Vista Equity Partners' Exit and Private Equity Returns
Vista Equity Partners, which acquired IAS in 2018 for $850 million[13], is exiting its stake with a nearly 120% return on investment. During its ownership, Vista supported IAS's global expansion, product innovation, and 2021 IPO[14]. The firm's exit at $1.9 billion underscores the potential for private equity to capitalize on ad tech's growth trajectory, particularly in companies with defensible market positions and recurring revenue models[15].
For investors, this transaction highlights the importance of timing and strategic alignment. Vista's decision to exit via a take-private deal rather than holding IAS public reflects a calculated move to avoid the volatility of public markets while securing a premium valuation[16].
Implications for Investor Positioning
The IAS acquisition offers several lessons for investors seeking exposure to high-growth digital infrastructure assets:
1. AI as a Growth Multiplier: Ad tech companies leveraging AI for fraud detection, measurement, and optimization are well-positioned to outperform. IAS's AI-first approach aligns with this trend[17].
2. Private Equity's Role in Consolidation: Firms like Novacap and Vista are increasingly acting as consolidators, acquiring niche players to build scalable platforms. This strategy reduces fragmentation and enhances value creation[18].

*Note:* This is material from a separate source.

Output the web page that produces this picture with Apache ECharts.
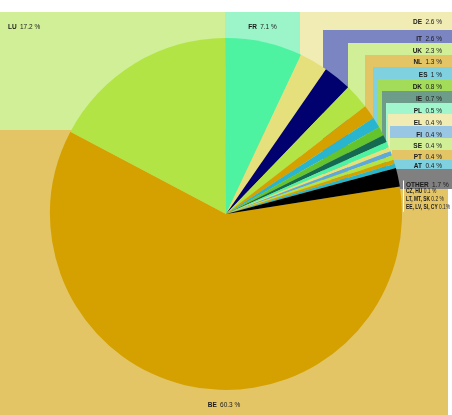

3. Portfolio Diversification: Novacap's blend of physical and software-based infrastructure investments demonstrates the value of diversification in a sector where technological disruption is inevitable[19].
Conclusion
Novacap's $1.9 billion acquisition of IAS is more than a financial transaction—it is a strategic bet on the future of digital advertising. By combining IAS's AI-driven capabilities with its own digital infrastructure expertise, Novacap is positioning itself to capitalize on a sector in flux. For investors, the deal underscores the importance of aligning with private equity firms that can navigate regulatory complexity, harness AI, and execute disciplined consolidation. As ad tech continues to evolve, transactions like this will define the next phase of growth—and returns—for those with the foresight to invest early.